Но я был неумолим. Трики тяжело болен, и другого способа спасти его нет. Я даже решил забрать его немедленно и под причитания миссис Памфри направился к машине, неся на руках завернутого в одеяло песика.
Все слуги были подняты на ноги, горничные метались взад и вперед, складывая на заднее сиденье его дневную постельку, его ночную постельку, любимые подушки, игрушки, резиновые кольца, утреннюю мисочку, обеденную мисочку, вечернюю мисочку. — Опасаясь, что в машине не хватит места, я включил скорость, и миссис Памфри с трагическим воплем только-только успела бросить в окно охапку курточек. Перед тем как свернуть за угол, я взглянул в зеркало заднего вида. И хозяйка, и горничные обливались слезами.
Отъехав на безопасное расстояние, я поглядел на бедную собачку, которая пыхтела на сиденье рядом со мной. Я погладил Трики по голове, и он мужественно попытался вильнуть хвостом.
— Совсем ты выдохся, старина, — сказал я. — Но по-моему, я знаю, как тебя вылечить.
В приемной на меня хлынули наши собаки. Трики поглядел вниз на шумную свору тусклыми глазами, а когда я опустил его на пол, неподвижно растянулся на ковре. Собаки его обнюхали, пришли к выводу, что в нем нет ничего интересного, и перестали обращать на него внимание.

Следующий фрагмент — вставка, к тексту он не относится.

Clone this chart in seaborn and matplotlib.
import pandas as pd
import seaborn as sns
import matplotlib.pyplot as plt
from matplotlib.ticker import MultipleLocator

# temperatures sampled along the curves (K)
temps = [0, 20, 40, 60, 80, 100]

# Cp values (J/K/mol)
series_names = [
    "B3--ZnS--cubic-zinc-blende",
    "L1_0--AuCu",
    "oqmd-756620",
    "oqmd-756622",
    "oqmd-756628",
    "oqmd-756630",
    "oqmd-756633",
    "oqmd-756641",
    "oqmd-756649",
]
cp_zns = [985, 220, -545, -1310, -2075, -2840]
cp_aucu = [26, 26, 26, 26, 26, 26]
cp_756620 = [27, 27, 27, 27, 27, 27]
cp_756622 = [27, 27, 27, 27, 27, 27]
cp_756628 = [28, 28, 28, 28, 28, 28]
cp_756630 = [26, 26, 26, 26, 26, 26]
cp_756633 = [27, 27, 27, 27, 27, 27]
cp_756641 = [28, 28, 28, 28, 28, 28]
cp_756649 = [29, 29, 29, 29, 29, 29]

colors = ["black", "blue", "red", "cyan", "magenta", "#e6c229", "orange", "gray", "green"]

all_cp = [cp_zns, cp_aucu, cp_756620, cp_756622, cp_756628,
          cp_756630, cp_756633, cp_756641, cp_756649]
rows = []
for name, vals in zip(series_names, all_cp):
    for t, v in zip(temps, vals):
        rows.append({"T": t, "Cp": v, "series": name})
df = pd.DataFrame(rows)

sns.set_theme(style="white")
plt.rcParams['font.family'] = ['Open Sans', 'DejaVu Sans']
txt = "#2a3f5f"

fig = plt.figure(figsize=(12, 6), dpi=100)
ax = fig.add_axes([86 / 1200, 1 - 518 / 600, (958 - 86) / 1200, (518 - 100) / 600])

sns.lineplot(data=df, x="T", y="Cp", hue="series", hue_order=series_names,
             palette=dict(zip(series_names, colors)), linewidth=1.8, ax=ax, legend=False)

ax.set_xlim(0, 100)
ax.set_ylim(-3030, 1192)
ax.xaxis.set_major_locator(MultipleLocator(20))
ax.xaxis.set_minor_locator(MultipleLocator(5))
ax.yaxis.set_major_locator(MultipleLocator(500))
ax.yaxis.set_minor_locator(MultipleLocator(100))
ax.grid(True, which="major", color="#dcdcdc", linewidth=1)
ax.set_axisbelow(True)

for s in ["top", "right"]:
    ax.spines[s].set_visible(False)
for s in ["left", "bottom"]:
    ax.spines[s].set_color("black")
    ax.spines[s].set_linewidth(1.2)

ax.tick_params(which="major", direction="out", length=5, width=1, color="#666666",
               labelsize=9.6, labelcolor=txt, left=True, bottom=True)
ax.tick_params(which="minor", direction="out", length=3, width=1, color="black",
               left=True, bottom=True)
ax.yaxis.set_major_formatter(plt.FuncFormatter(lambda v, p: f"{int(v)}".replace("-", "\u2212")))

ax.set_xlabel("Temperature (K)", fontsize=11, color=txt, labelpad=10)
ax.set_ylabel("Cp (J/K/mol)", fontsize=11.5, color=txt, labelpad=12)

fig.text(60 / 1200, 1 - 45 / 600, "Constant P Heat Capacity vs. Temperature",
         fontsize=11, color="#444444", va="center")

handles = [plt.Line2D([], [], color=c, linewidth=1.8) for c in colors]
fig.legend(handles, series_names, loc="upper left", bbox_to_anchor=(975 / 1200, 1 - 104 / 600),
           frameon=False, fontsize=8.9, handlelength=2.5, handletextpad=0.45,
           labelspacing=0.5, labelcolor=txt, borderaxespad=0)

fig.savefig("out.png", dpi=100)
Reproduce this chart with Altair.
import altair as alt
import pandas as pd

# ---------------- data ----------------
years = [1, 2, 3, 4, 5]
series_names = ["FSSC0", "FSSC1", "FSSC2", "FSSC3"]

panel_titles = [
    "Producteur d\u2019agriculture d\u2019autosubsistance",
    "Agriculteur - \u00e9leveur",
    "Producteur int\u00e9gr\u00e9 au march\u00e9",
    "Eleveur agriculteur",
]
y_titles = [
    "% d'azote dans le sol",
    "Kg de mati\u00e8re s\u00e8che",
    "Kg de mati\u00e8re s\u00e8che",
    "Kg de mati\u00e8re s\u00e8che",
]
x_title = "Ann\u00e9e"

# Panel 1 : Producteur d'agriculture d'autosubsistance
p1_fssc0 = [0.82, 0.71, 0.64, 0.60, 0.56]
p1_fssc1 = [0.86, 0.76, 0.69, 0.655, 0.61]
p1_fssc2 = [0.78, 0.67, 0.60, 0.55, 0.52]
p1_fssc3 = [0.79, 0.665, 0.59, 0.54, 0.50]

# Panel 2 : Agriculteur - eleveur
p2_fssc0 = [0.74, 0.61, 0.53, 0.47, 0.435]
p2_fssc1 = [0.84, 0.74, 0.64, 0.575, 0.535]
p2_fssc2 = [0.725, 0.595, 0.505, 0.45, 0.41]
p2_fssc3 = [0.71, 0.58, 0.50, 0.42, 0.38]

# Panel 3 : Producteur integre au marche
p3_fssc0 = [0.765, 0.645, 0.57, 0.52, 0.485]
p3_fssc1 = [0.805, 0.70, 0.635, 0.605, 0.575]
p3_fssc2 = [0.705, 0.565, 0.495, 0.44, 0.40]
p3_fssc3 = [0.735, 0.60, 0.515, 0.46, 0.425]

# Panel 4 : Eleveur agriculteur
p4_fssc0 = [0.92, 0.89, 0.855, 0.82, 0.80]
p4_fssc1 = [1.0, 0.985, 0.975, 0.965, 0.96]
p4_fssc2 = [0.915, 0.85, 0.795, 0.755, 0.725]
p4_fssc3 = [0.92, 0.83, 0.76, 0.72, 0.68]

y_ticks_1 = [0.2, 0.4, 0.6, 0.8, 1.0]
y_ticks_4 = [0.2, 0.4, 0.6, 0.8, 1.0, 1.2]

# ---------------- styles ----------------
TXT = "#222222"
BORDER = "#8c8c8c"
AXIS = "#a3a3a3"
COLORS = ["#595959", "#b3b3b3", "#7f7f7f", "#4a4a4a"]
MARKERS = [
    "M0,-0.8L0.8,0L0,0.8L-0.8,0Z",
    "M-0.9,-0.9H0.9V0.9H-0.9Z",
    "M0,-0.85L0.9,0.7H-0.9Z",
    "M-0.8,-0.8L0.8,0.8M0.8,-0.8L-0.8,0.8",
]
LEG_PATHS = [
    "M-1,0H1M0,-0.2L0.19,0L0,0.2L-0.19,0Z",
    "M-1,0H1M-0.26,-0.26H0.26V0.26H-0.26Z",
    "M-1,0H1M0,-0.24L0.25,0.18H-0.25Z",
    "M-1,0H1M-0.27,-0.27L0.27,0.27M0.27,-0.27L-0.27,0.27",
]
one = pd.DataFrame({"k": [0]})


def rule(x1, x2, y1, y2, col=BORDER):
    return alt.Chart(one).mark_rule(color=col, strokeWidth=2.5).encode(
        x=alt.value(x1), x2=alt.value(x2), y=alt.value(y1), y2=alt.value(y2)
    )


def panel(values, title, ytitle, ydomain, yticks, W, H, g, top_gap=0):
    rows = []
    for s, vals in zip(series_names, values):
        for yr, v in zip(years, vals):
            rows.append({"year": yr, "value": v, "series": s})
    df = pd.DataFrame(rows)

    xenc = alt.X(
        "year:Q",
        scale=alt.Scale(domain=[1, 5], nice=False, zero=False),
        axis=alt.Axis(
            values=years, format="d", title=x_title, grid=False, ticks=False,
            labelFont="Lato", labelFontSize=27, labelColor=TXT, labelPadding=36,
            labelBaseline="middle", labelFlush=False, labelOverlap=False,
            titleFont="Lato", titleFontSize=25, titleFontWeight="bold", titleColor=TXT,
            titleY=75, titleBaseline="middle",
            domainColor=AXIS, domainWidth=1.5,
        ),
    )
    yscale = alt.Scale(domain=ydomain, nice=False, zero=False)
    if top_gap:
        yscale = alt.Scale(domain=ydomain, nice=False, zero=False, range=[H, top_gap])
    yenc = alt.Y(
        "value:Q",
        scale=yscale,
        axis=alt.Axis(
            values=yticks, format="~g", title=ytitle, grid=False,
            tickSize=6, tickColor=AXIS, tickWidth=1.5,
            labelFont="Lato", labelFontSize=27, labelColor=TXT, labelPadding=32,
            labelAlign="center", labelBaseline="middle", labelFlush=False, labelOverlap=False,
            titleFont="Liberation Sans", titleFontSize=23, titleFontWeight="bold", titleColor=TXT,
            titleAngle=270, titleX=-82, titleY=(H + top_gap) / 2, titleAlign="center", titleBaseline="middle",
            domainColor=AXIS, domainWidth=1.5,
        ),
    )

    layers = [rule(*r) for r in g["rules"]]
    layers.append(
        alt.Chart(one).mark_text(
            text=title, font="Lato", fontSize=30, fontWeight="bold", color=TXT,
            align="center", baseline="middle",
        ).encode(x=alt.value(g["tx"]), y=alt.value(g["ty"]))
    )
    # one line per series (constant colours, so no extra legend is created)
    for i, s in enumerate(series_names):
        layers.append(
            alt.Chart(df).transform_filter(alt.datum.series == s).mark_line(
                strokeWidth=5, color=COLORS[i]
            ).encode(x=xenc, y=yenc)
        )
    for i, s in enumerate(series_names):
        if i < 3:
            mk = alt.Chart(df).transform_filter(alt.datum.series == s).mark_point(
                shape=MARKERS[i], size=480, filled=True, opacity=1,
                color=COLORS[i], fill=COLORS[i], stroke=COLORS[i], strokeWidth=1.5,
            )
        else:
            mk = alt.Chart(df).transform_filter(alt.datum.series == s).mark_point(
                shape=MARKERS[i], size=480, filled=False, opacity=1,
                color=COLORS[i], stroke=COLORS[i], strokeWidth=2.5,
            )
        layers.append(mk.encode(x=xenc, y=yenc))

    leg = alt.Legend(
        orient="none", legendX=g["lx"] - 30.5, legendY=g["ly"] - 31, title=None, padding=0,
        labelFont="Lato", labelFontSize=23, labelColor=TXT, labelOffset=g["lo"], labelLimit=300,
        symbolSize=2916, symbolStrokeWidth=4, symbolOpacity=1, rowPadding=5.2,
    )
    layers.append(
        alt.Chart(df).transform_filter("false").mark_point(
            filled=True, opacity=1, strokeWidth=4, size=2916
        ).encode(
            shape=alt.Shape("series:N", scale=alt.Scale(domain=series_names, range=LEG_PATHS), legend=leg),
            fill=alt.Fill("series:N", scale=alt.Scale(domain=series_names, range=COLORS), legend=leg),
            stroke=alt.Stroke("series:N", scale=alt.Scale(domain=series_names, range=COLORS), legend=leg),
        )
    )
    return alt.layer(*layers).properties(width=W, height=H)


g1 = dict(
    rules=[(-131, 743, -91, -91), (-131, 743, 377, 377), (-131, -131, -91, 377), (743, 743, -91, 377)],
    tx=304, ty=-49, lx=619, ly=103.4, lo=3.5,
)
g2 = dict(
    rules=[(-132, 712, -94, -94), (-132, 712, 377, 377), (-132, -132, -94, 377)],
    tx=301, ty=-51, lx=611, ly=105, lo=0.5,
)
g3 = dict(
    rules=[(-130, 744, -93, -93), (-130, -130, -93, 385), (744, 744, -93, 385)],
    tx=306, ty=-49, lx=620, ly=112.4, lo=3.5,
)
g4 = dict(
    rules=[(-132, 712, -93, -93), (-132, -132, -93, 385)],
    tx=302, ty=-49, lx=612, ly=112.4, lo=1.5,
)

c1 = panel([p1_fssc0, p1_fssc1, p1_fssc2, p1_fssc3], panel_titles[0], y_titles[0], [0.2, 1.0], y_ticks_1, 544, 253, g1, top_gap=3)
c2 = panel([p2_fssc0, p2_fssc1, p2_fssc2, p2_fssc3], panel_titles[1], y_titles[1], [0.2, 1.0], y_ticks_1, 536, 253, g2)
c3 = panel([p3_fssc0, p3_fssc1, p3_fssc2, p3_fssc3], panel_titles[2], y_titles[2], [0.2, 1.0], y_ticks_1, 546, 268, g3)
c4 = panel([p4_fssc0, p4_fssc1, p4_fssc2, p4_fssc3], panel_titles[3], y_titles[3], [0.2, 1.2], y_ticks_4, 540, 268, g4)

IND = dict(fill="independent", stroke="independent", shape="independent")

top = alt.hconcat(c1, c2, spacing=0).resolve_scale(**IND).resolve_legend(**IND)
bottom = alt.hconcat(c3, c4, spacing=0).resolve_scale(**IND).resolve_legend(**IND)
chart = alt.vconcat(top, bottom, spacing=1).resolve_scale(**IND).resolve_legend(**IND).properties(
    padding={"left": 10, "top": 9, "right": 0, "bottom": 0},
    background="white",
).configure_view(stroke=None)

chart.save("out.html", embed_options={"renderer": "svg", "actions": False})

Я устроил ему постель в теплом стойле рядом с другими собаками. Два дня я приглядывал за ним, не давал ему есть, но пить разрешал сколько угодно. На исходе второго дня он уже проявлял некоторый интерес к окружающему, а на третий, услышав собачью возню во дворе, начал повизгивать.
Когда я открыл дверь, Трики легкой рысцой выбежал наружу и на него тут же накинулись грейхаунд Джо и остальная свора. Перевернув его на спину и тщательно обнюхав, собаки побежали по саду. Трики затрусил следом, переваливаясь на ходу из-за избытка жира, но с явным любопытством.
Ближе к вечеру я наблюдал кормление собак. Тристан плеснул им ужин в миски. Свора ринулась к ним, и послышалось торопливое хлюпанье. Каждый пес знал, что стоит отстать от приятелей — и остаток его пищи окажется в опасности.
Когда, они кончили, Трики обследовал сверкающие миски и полизал дно одной или двух. На следующее утро для него была поставлена дополнительная миска, и я с удовольствием смотрел, как он к ней пробивается.
С этого момента он стремительно пошел на поправку. Никакому лечению я его не подвергал: он просто весь день напролет бегал с собаками и восторженно присоединялся к их играм, обнаружив, насколько это увлекательно, когда каждые несколько минут тебя опрокидывают, валяют и возят по земле. Несмотря на свою шелковистую шерсть и изящество, он стал законным членом этой косматой банды, как тигр, дрался за свою порцию во время кормежки, а по вечерам охотился на крыс в старом курятнике. В жизни он не проводил время так замечательно.